Mit dem Stummfilmklassiker „Paris qui dort“ (Paris schläft) von René Clair ist diesmal auch das Cinéconcert wieder echt französisch. Es ist heuer im Tübinger Kino Museum zu erleben, weil im Sparkassen-Carré derzeit umgebaut wird und es daher nicht wie gewohnt als Filmtage-Location genutzt werden kann.
Die 100 Jahre alte Schwarz-Weiß-Produktion gilt als frühes Meisterwerk des Sci-Fi-Genres und dürfte auch als Komödie funktionieren: Außer dem Wächter des Eiffelturms und einigen eben gelandeten Flugzeugpassagieren ist ganz Paris dornröschenhaft im Tiefschlaf versunken. Schuld ist ein übereifriger Wissenschaftler, der sich immerhin darum bemüht, die Stadt auch wieder aufzuwecken. Aber das müssen die Reisenden und der Turmwächter erst noch herausfinden, als sie nach Lust und Laune durch Paris ziehen.
Über die kuriose Handlung hinaus zielt der Film auf die Relativität von Zeit. Die innovative Bildsprache zwischen Bewegung und Stillstand, zwischen Stadtaufnahmen und abstrakten Kulissen setzte einst neue Maßstäbe.
Atmosphärisch belebt und gewissermaßen zum Sprechen gebracht wird das schlafwandlerische Geschehen von der Pianistin und Komponistin Eunice Martins und der Klangkünstlerin und Performerin Abril Padilla, die mehr als zehn Jahre Erfahrung mit gemeinsamen Stummfilm-Projekten haben.
Info: Das Cinéconcert ist am Freitag, 31. Oktober, um 20 Uhr im Tübinger Kino Museum. Englische Zwischentitel mit deutschen Untertiteln. Ein Ticket kostet 16 Euro. Der Vorverkauf läuft über das Kino Museum. Kinder von 8 bis 12 Jahren haben freien Eintritt.
Menschen ohne Plan
Festivalgast Léonor Serraille hat ein Auge für Figuren, denen gerade alles durcheinandergerät.

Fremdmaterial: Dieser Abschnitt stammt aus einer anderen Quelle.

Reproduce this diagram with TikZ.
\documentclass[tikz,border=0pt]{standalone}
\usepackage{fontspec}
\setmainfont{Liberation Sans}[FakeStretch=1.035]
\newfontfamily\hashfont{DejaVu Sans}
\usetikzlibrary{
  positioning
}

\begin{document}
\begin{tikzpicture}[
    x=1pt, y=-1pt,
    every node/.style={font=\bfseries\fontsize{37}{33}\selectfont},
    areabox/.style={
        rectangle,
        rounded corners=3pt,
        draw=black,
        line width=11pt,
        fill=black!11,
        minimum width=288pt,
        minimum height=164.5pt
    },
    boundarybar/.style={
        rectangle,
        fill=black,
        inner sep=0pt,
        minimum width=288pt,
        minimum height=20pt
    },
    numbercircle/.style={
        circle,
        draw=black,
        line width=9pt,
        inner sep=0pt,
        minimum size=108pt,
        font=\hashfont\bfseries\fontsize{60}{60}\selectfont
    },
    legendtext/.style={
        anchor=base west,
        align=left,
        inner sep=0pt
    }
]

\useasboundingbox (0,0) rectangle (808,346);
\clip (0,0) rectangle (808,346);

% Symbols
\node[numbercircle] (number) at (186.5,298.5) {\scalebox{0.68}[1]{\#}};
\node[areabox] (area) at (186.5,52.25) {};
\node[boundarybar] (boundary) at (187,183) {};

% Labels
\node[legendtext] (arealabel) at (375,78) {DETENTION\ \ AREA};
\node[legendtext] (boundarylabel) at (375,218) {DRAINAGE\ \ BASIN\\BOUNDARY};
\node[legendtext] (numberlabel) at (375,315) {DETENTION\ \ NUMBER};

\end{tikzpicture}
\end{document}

In ihrem Langfilmdebüt „Bonjour Paris“ aus dem Jahr 2017 landet die 31-jährige Paula (Laetitia Dosch) nach einer Zeit in Mexiko und einer Trennung wieder in Paris: ohne Plan, Wohnung oder Job.
Die 39-jährige Französin ist die bisher jüngste Regisseurin, die eine Werkschau bei den Filmtagen bekommt. Sie kam als Drehbuchautorin zum Film, begann sich aber so stark für die Figuren zu interessieren, dass sie unbedingt auch selbst Regie führen wollte. Bereits 2016 drehte sie den 42-Minuten-Film „Body“ über die Krankenpflegerin Cathy (Nathalie Richard), die sehr für sich lebt und sich zunächst freut, als an ihrem Geburtstag ihre Schwester anruft und sie an den Strand einlädt – obwohl sie sich mit ihr zerstritten hat. Doch der Tag entgleitet ihr (Blaue Brücke, Samstag, 1. November, 18.30 Uhr. Englische Untertitel. Nach der Vorstellung gibt es ein Werkstattgespräch mit Léonor Serraille).
In ihrem aktuellen Spielfilm „Ari“ scheint dem angehenden Grundschullehrer Ari (Andranic Manet) sein anvisierter Lebensplan schlagartig um die Ohren zu fliegen: Er bricht im Unterricht überfordert zusammen und verliert auch noch die Wohnung, weil sein Vater ihn als Versager beschimpft und aus dem Haus wirft. Der 27-Jährige nimmt Kontakt zu alten Freundinnen und Freunden auf und merkt auch bei neuen Begegnungen, dass andere auch nicht so erfolgreich sind, wie er dachte. Über seine Erfahrungen hinaus macht der einfühlsame Porträtfilm Konflikte, Motivationen und Selbstbezogenheit einer ganzen Generation sichtbar.
In Serrailles Spielfilm „Un petit frère“ (Ein kleiner Bruder) von 2022 übersiedelt Rose (Annabelle Lengronne) mit ihren beiden Söhnen 1989 von der Elfenbeinküste nach Paris. Der Film folgt der Familie bis in die Normandie des Jahres 2010.
Info: Alle Filme von Léonor Serraille werden bei den Filmtagen vorgestellt.